S'agissant de quelqu'un plaçant l'esthétisme au-dessus de toute autre considération, on peut être étonné de la trivialité que constituent les rappels aussi fréquent des sommes dépensées par prodigalité pour son amant, la liste des différents séjours dispendieux…Ces détails prosaïques contrastant par ailleurs, avec une autoglorification qui laisse pantois : « Que j'étais un homme de génie ? Les Français l'ont compris, comme ils ont compris l'originalité de mon génie… », « pour un artiste tel que moi, pour un personnage de mon rang… », « comment un artiste de ma distinction, un homme qui, par le truchement de l'école et du mouvement qu'il incarnait… ».
Du fond du trou, Wilde cherche à regagner son piédestal d'artiste béni des dieux, mais l'ensemble sonne parfois comme une « Cage aux folles » pathétique. Avec, un éléphant au milieu de la pièce. Car Wilde magnifie sous le terme d'amitié, une relation d'où il semble tenir pour négligeable toute notion physique et sexuelle, n'évoquant par exemple, que subrepticement les virées dans les maisons de plaisir et les gitons dont Bosie et lui étaient entourés et friands.
Or, si on écarte aussi, cette dimension de plaisirs physiques, on ne comprend guère comment un « génie » tel que lui a pu se conduire de manière aussi stupide. Wilde reviendra néanmoins un peu plus sur cet aspect, plus loin dans sa lettre.
Mais et c'est pour moi le sommet de cette oeuvre, soudain, cette partie ambigüe s'achève d'une phrase, magnifique tocsin : « Et la conclusion de tout cela est qu'il me faut te pardonner ». Formidable contre-pied qui vient cueillir le lecteur par surprise.
Et commence ainsi la deuxième partie, la plus complexe et la plus trouble. Ambitieuse aussi.

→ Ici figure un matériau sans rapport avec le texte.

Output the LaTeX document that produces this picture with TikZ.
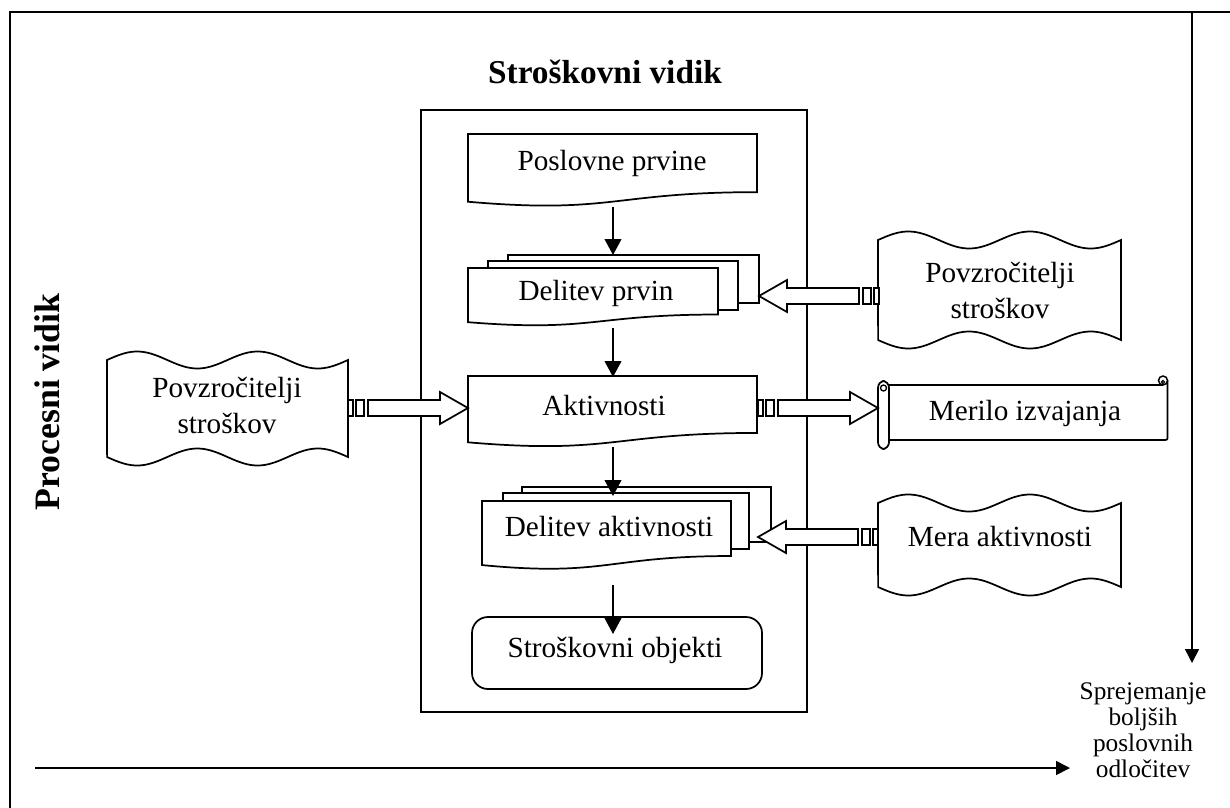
\documentclass[tikz,border=0pt]{standalone}
\usepackage{fontspec}
\setmainfont{Liberation Serif}
\usetikzlibrary{arrows.meta,calc}

% document shape: left, top, width, height
\newcommand{\docshape}[4]{%
  \draw[shapeline] (#1,#2) -- ({#1+#3},#2) -- ({#1+#3},{#2+0.802*#4})
    .. controls ({#1+0.5*#3},{#2+0.802*#4}) and ({#1+0.5*#3},{#2+1.1075*#4}) ..
    (#1,{#2+0.934*#4}) -- cycle;}

% double wave shape: left, right, top, bottom, amplitude
\newcommand{\dwave}[5]{%
  \draw[shapeline] plot[domain=0:1,samples=90] ({#1+(#2-#1)*\x},{#3-#5*sin(720*\x)})
    -- plot[domain=1:0,samples=90] ({#1+(#2-#1)*\x},{#4+#5*sin(720*\x)}) -- cycle;}

% striped block arrow: tip coordinate, direction (1 = right, -1 = left)
\newcommand{\stripearrow}[2]{%
  \begin{scope}[shift={(#1)}, xscale=#2]
    \draw[shapeline] (0,0) -- (-28,-16) -- (-28,-8) -- (-100,-8) -- (-100,8)
      -- (-28,8) -- (-28,16) -- cycle;
    \draw[shapeline] (-112,-8) rectangle (-104,8);
    \draw[shapeline] (-120,-8) rectangle (-115,8);
  \end{scope}}

\begin{document}
\begin{tikzpicture}[x=0.75pt,y=-0.75pt,
  shapeline/.style={draw=black, line width=1.3pt, fill=white, line join=miter},
  txt/.style={font=\fontsize{21.9}{27}\selectfont, align=center, inner sep=0pt},
  small/.style={font=\fontsize{19}{19.5}\selectfont, align=center, inner sep=0pt},
  heading/.style={font=\fontsize{25}{30}\selectfont\bfseries, inner sep=0pt},
  flow/.style={line width=1.5pt, -{Triangle[length=12pt,width=12.5pt]}},
  axis/.style={line width=1.2pt, -{Triangle[length=10.5pt,width=10.5pt]}}]
\useasboundingbox (0,0) rectangle (1230,807);

% outer frame
\draw[line width=1.5pt] (10,808) -- (10,12) -- (1232,12);

% headings
\node[heading] (cost) at (605,72) {Stroškovni vidik};
\node[heading, font=\fontsize{26.8}{30}\selectfont\bfseries, rotate=90] (process) at (47,402) {Procesni vidik};

% cost view container
\draw[line width=1.2pt] (421,110) rectangle (807,712);

% business resources
\docshape{468}{134}{289}{72.5}
\node[txt] (res) at (612,163) {Poslovne prvine};

% resource allocation (stacked documents)
\draw[shapeline] (508,255) rectangle (759,303);
\draw[shapeline] (488,261) rectangle (738,310);
\docshape{468}{268}{250}{58}
\node[txt] (resalloc) at (596,293) {Delitev prvin};

% activities
\docshape{468}{376}{289}{71}
\node[txt] (act) at (604,406) {Aktivnosti};

% activity allocation (stacked documents)
\draw[shapeline] (522,487) rectangle (771,542);
\draw[shapeline] (503,493) rectangle (749,549);
\docshape{482}{501}{249}{68.6}
\node[txt] (actalloc) at (609,527) {Delitev aktivnosti};

% cost objects
\draw[shapeline, rounded corners=12] (472,617) rectangle (762,689);
\node[txt] (obj) at (615,650) {Stroškovni objekti};

% cost drivers, left
\dwave{107}{348}{360}{457}{8.5}
\node[txt] (drvl) at (227,405) {Povzročitelji\\stroškov};

% cost drivers, right
\dwave{878}{1121}{240}{340}{8.5}
\node[txt] (drvr) at (1000,290) {Povzročitelji\\stroškov};

% activity measure
\dwave{878}{1121}{503}{587}{8.5}
\node[txt] (measure) at (1000,537) {Mera aktivnosti};

% performance measure (horizontal scroll)
\fill[white] (886,385) rectangle (1167,440);
\draw[line width=1.3pt] (886,385) -- (1163,385);
\draw[line width=1.3pt] (1167.5,380) -- (1167.5,436) .. controls (1167.5,440) .. (1163,440) -- (886,440);
\draw[line width=1.1pt, fill=white] (1163,380.5) circle[radius=4.5];
\draw[line width=0.9pt] (1163,382) circle[radius=1.6];
\draw[shapeline, rounded corners=5] (878,381) rectangle (889,449);
\draw[line width=1pt] (883.5,388) circle[radius=3];
\node[txt] (perf) at (1025,413) {Merilo izvajanja};

% flow connectors
\coordinate (resout) at (613,207);
\coordinate (resallocin) at (613,255);
\coordinate (resallocout) at (613,328);
\coordinate (actin) at (613,377);
\coordinate (actout) at (613,447);
\coordinate (actallocin) at (613,496);
\coordinate (actallocout) at (613,585);
\coordinate (objin) at (613,634);
\draw[flow] (resout) -- (resallocin);
\draw[flow] (resallocout) -- (actin);
\draw[flow] (actout) -- (actallocin);
\draw[flow] (actallocout) -- (objin);

% striped block arrows
\coordinate (drvltip) at (468,408);
\coordinate (perftip) at (878,408);
\coordinate (drvrtip) at (759,296);
\coordinate (measuretip) at (758,537);
\stripearrow{drvltip}{1}
\stripearrow{perftip}{1}
\stripearrow{drvrtip}{-1}
\stripearrow{measuretip}{-1}

% decision axes
\node[small] (decision) at (1143,730) {Sprejemanje\\boljših\\poslovnih\\odločitev};
\coordinate (vtop) at (1192,12);
\coordinate (vend) at (1192,663);
\coordinate (hstart) at (35,768);
\coordinate (hend) at (1070,768);
\draw[axis] (vtop) -- (vend);
\draw[axis] (hstart) -- (hend);
\end{tikzpicture}
\end{document}
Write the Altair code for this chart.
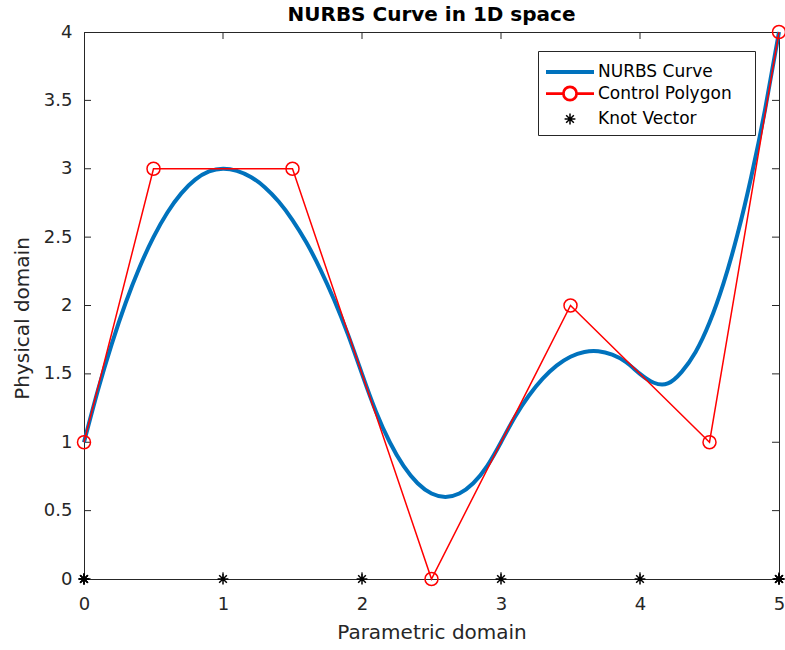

En annonçant renoncer à la rancoeur et l'amertume, Wilde développe un argumentaire philosophique complexe, centré sur la vie du Christ assimilé à un artiste ayant fait de sa vie un chef d'oeuvre (au fond, ce à quoi aspire Wilde). Il faut quand même sérieusement s'accrocher pour s'y retrouver, les développements étant particulièrement touffus et truffés de références dont on peine quand même à s'extraire. Là aussi, tout en parlant d'humilité retrouvée, Wilde manie fortement l'encensoir : « …j'avais transformé l'esprit des hommes et la couleur des choses. Il n'y avait rien que je disais ou faisais qui ne suscitât un étonnement émerveillé », « peu d'hommes occupent une telle place de leur vivant », « tout ce que je touchais je le parais d'une beauté nouvelle », « j'ai éveillé l'imagination de mon siècle au point que celui-ci a créé autour de moi un mythe et une légende »…
Ensuite, Wilde revient sur ce qui lui a été reproché, retrouvant à ce moment-là, de vrais accents de sincérité crue. S'il évoque une perversion dans ses passions, ou d'avoir « festoyé avec des panthères », il écrit aussi ne pas regretter un seul instant avoir vécu pour le plaisir et que « seuls les pêchés de l'âme sont honteux », retrouvant ainsi un peu de sa fierté si durement entamée et rappelant l'atroce iniquité dont il a été la victime.
Il tente également de se convaincre que la souffrance nourrira son Art et essaye de donner un sens à ses souffrances, tirant d'elles, des passages magnifiques : « La joie et le rire peuvent parfois dissimuler un caractère grossier, dur et insensible. Mais derrière la douleur, il y a toujours la douleur. ».
Enfin, dans une dernière partie de cette longue lettre, Wilde s'adresse à nouveau à Bosie. Il lui rappelle notamment comment la haine de son pitoyable amant pour son père est à l'origine du procès qui a entrainé cette descente aux enfers en permettant à la société se venger durement. En reconstituant le processus tragique par lequel il s'est laissé emporter de manière aussi bravache que stupide, Wilde essaie à nouveau d'ouvrir les yeux de Bosie sur la nécessité de se connaître réellement l'un l'autre, après des exercices d'introspection.
Pour autant, après une telle litanie de reproches, on ne peut que s'interroger sur le fait qu'à la fin, Wilde ouvre à nouveau la porte à Bosie, l'invitant ardemment à lui écrire.
(Cette ambiguïté trouvera d'ailleurs sa concrétisation à la libération
De Wilde, quand les deux amants se retrouveront à nouveau, pour une vie encore consacrée à la luxure dispendieuse).
Une oeuvre souvent bouleversante, parfois déroutante, profondément désolante. Si comme il l'écrira dans la
Ballade de la geôle de Reading, « tous les hommes tuent ce qu'ils aiment », nul doute qu'
Oscar Wilde n'aura eu de cesse de mettre fin à son amour pour lui-même.